New research indicates that it is possible to secretly build rich profiles of people in highly connected homes and other locations not by going after personal biometrics or device identities alone, but by treating the relevant systems as a single, leaky channel.

Efforts to secure face, fingerprint, voice and other biometric identifiers continue, and continue in isolation from efforts to prevent hackers from linking personally identifying information to device identity information, including MAC addresses and cookies, according to a new report.

An international team of researchers conducted two experiments over a month, and found that compound identity leaks from devices can enable criminals to build online and real-world profiles on people by correlating hardware identifications and biometric data.

It was possible, “in certain cases,” to de-anonymize more than 70 percent of device identifications and capture biometric clusters with about 94 percent accuracy, according to the report. The project prototype and code are available here.

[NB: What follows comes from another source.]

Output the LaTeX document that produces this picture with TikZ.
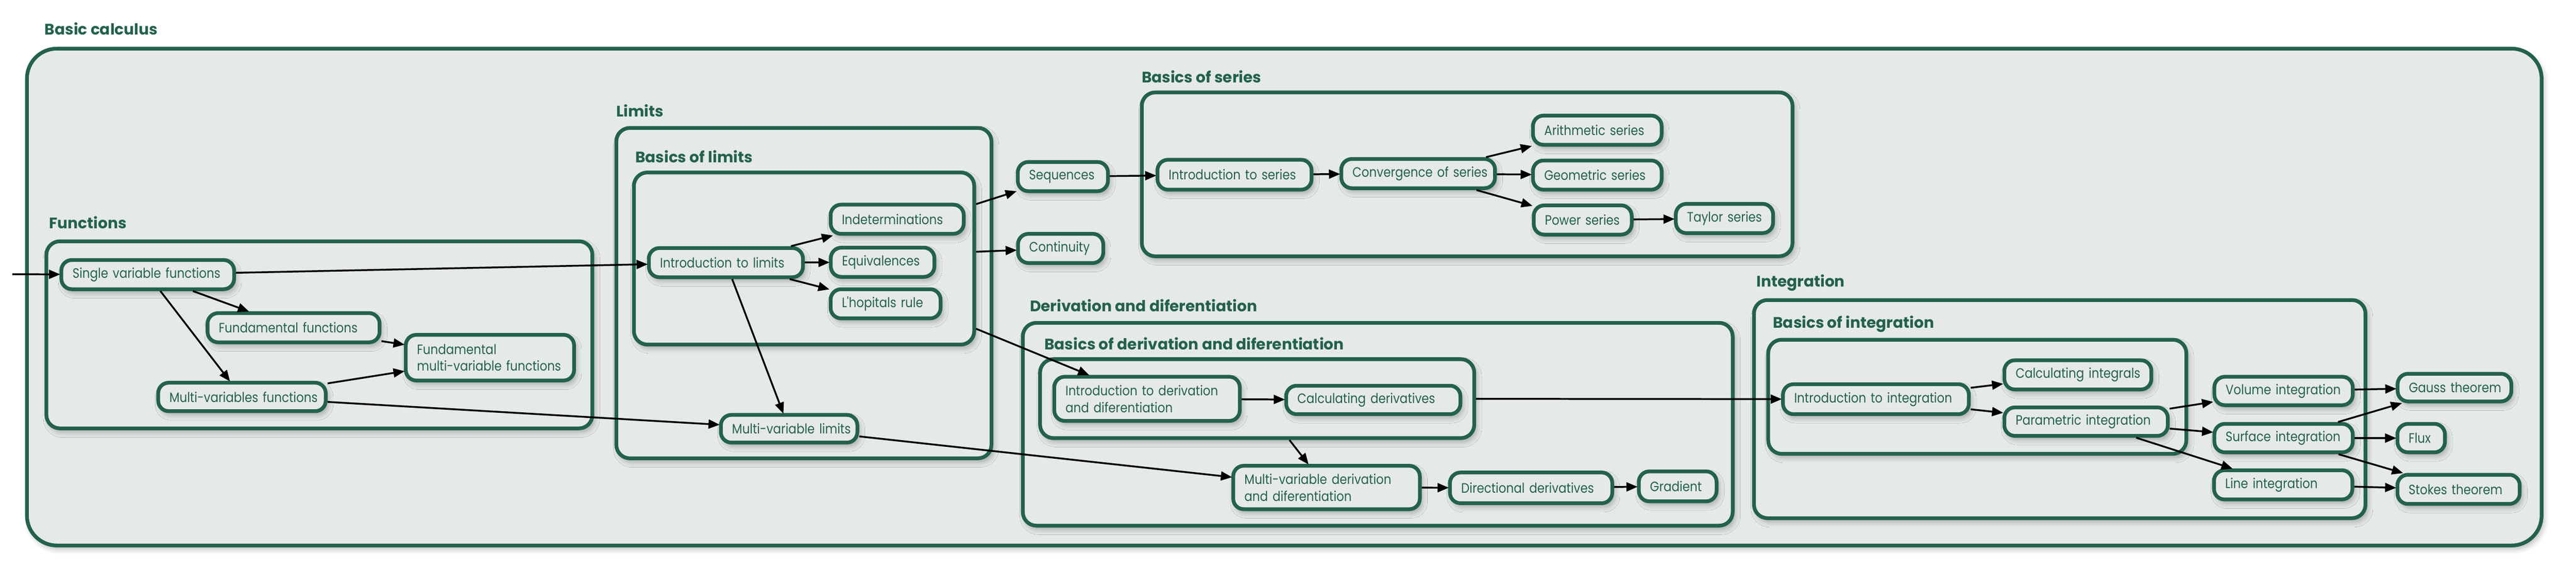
\documentclass[tikz,border=0pt]{standalone}
\usepackage{fontspec}
\setmainfont{Poppins}
\newfontfamily\ndfont{Poppins}[FakeStretch=0.87]
\newfontfamily\lblfont{Poppins}
\usetikzlibrary{arrows.meta,shadows.blur}
\definecolor{dg}{RGB}{35,97,79}
\definecolor{bg}{RGB}{229,233,231}
\begin{document}
\begin{tikzpicture}[x=0.25pt,y=-0.25pt,
  shad/.style={blur shadow={shadow xshift=1.5pt,shadow yshift=-2.5pt,shadow blur radius=3.5pt,shadow opacity=28}},
  grp/.style={draw=dg,fill=bg,line width=2.5pt,rounded corners=9pt,inner sep=0pt,shad},
  nd/.style={draw=dg,fill=bg,line width=2.5pt,rounded corners=7pt,text=dg,
    font=\ndfont\fontsize{9.1}{11.2}\selectfont,align=left,inner xsep=7.5pt,inner ysep=0pt,shad},
  glabel/.style={text=dg,font=\lblfont\bfseries\fontsize{10.2}{12}\selectfont,anchor=base west,inner sep=0pt},
  arr/.style={-{Triangle[length=7.5pt,width=6pt]},line width=1.2pt,black,shorten >=-0.5pt}
]
\useasboundingbox (0,0) rectangle (6888,1565);
% groups
\node[grp,rounded corners=20pt,minimum width=1681pt,minimum height=332pt] (outer) at (3434,794) {};
\node[glabel] (louter) at (119,93) {Basic calculus};
\node[grp,minimum width=365pt,minimum height=125pt] (fun) at (854,895) {};
\node[glabel] (lfun) at (131,611) {Functions};
\node[grp,minimum width=250.75pt,minimum height=220.75pt] (lim) at (2149.5,783.5) {};
\node[glabel] (llim) at (1647,312) {Limits};
\node[grp,minimum width=227.5pt,minimum height=115pt] (bol) at (2150,691) {};
\node[glabel] (lbol) at (1698,435) {Basics of limits};
\node[grp,minimum width=435pt,minimum height=109.5pt] (bos) at (3923,466) {};
\node[glabel] (lbos) at (3052,221) {Basics of series};
\node[grp,minimum width=474.5pt,minimum height=135.5pt] (der) at (3684,1134) {};
\node[glabel] (lder) at (2753,833) {Derivation and diferentiation};
\node[grp,minimum width=290.25pt,minimum height=52.75pt] (bod) at (3361.5,1065.5) {};
\node[glabel] (lbod) at (2792,935) {Basics of derivation and diferentiation};
\node[grp,minimum width=408.75pt,minimum height=145.75pt] (int) at (5507.5,1093.5) {};
\node[glabel] (lint) at (4696,767) {Integration};
\node[grp,minimum width=279.5pt,minimum height=76.25pt] (boi) at (5287,1060.5) {};
\node[glabel] (lboi) at (4740,877) {Basics of integration};
% nodes
\node[nd,text width=100.5pt,minimum height=19.5pt] (svf) at (395,734) {\mbox{Single variable functions}};
\node[nd,text width=100pt,minimum height=19.5pt] (ff) at (785,876) {\mbox{Fundamental functions}};
\node[nd,text width=97.5pt,minimum height=30.5pt] (fmvf) at (1310,956) {\mbox{Fundamental}\\\mbox{multi-variable functions}};
\node[nd,text width=97pt,minimum height=19pt] (mvf) at (647,1061) {\mbox{Multi-variables functions}};
\node[nd,text width=88pt,minimum height=19.5pt] (il) at (1941,702) {\mbox{Introduction to limits}};
\node[nd,text width=74pt,minimum height=19.5pt] (ind) at (2399,586) {\mbox{Indeterminations}};
\node[nd,text width=54.25pt,minimum height=19.5pt] (eq) at (2360,701) {\mbox{Equivalences}};
\node[nd,text width=58.5pt,minimum height=19.5pt] (lh) at (2368,812) {\mbox{L'hopitals rule}};
\node[nd,text width=76.25pt,minimum height=18.5pt] (mvl) at (2110,1146) {\mbox{Multi-variable limits}};
\node[nd,text width=45.25pt,minimum height=19.5pt] (seq) at (2842,472) {\mbox{Sequences}};
\node[nd,text width=42pt,minimum height=19.5pt] (cont) at (2836,664) {\mbox{Continuity}};
\node[nd,text width=88pt,minimum height=20pt] (is) at (3301,467) {\mbox{Introduction to series}};
\node[nd,text width=87.75pt,minimum height=19.5pt] (cs) at (3792,464) {\mbox{Convergence of series}};
\node[nd,text width=71pt,minimum height=19.5pt] (as) at (4271,348) {\mbox{Arithmetic series}};
\node[nd,text width=71pt,minimum height=19.5pt] (gs) at (4271,468) {\mbox{Geometric series}};
\node[nd,text width=50.5pt,minimum height=19.5pt] (ps) at (4232,588) {\mbox{Power series}};
\node[nd,text width=50pt,minimum height=19.5pt] (ts) at (4611,584) {\mbox{Taylor series}};
\node[nd,text width=109pt,minimum height=29.5pt] (id) at (3067,1066) {\mbox{Introduction to derivation}\\\mbox{and diferentiation}};
\node[nd,text width=101.5pt,minimum height=19pt] (cd) at (3672,1069) {\mbox{Calculating derivatives}};
\node[nd,text width=109.75pt,minimum height=29pt] (mvd) at (3547,1303) {\mbox{Multi-variable derivation}\\\mbox{and diferentiation}};
\node[nd,text width=93.5pt,minimum height=20.5pt] (dd) at (4094,1304) {\mbox{Directional derivatives}};
\node[nd,text width=37pt,minimum height=20pt] (gr) at (4486,1300) {\mbox{Gradient}};
\node[nd,text width=109.25pt,minimum height=20pt] (ii) at (5016,1067) {\mbox{Introduction to integration}};
\node[nd,text width=83.25pt,minimum height=19.5pt] (ci) at (5556,1002) {\mbox{Calculating integrals}};
\node[nd,text width=94.25pt,minimum height=19pt] (pi) at (5578,1127) {\mbox{Parametric integration}};
\node[nd,text width=77.5pt,minimum height=19pt] (vi) at (6106,1045) {\mbox{Volume integration}};
\node[nd,text width=77.5pt,minimum height=19pt] (si) at (6106,1171) {\mbox{Surface integration}};
\node[nd,text width=77.5pt,minimum height=19.5pt] (li) at (6105,1296) {\mbox{Line integration}};
\node[nd,text width=61pt,minimum height=18.5pt] (gt) at (6563,1036) {\mbox{Gauss theorem}};
\node[nd,text width=16.75pt,minimum height=19pt] (fl) at (6474,1171) {\mbox{Flux}};
\node[nd,text width=66.75pt,minimum height=19.5pt] (st) at (6574,1308) {\mbox{Stokes theorem}};
\coordinate (start) at (33,733);
% edges
\draw[arr] (start) -- (svf);
\draw[arr] (svf) -- (ff);
\draw[arr] (svf) -- (mvf);
\draw[arr] (svf) -- (il);
\draw[arr] (ff) -- (fmvf);
\draw[arr] (mvf) -- (fmvf);
\draw[arr] (mvf) -- (mvl);
\draw[arr] (il) -- (ind);
\draw[arr] (il) -- (eq);
\draw[arr] (il) -- (lh);
\draw[arr] (il) -- (mvl);
\draw[arr] (bol) -- (seq);
\draw[arr] (bol) -- (cont);
\draw[arr] (bol) -- (id);
\draw[arr] (mvl) -- (mvd);
\draw[arr] (seq) -- (is);
\draw[arr] (is) -- (cs);
\draw[arr] (cs) -- (as);
\draw[arr] (cs) -- (gs);
\draw[arr] (cs) -- (ps);
\draw[arr] (ps) -- (ts);
\draw[arr] (id) -- (cd);
\draw[arr] (bod) -- (mvd);
\draw[arr] (bod) -- (ii);
\draw[arr] (mvd) -- (dd);
\draw[arr] (dd) -- (gr);
\draw[arr] (ii) -- (ci);
\draw[arr] (ii) -- (pi);
\draw[arr] (pi) -- (vi);
\draw[arr] (pi) -- (si);
\draw[arr] (pi) -- (li);
\draw[arr] (vi) -- (gt);
\draw[arr] (si) -- (gt);
\draw[arr] (si) -- (fl);
\draw[arr] (si) -- (st);
\draw[arr] (li) -- (st);
\end{tikzpicture}
\end{document}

The scientists wrote that, “results show that our approach is feasible in two real-world scenarios where face images and voice segments are captured and associated with device MAC addresses.”

Quoting Gartner Inc. research, the paper states that there should be 20 billion IoT devices by year end. Absent a networked camera, the researchers found that it is easy enough to secretly plant common, small sound and/or video sensors to correlate device identifications.

The envisioned attacks could target businesses as well as consumers, although they typically are more levels of information security in environments away from homes.

Chris Xiaoxuan Lu, with the University of Liverpool, led the team, which included scientists from New York University, The Chinese University of Hong Kong and the University of Buffalo, SUNY.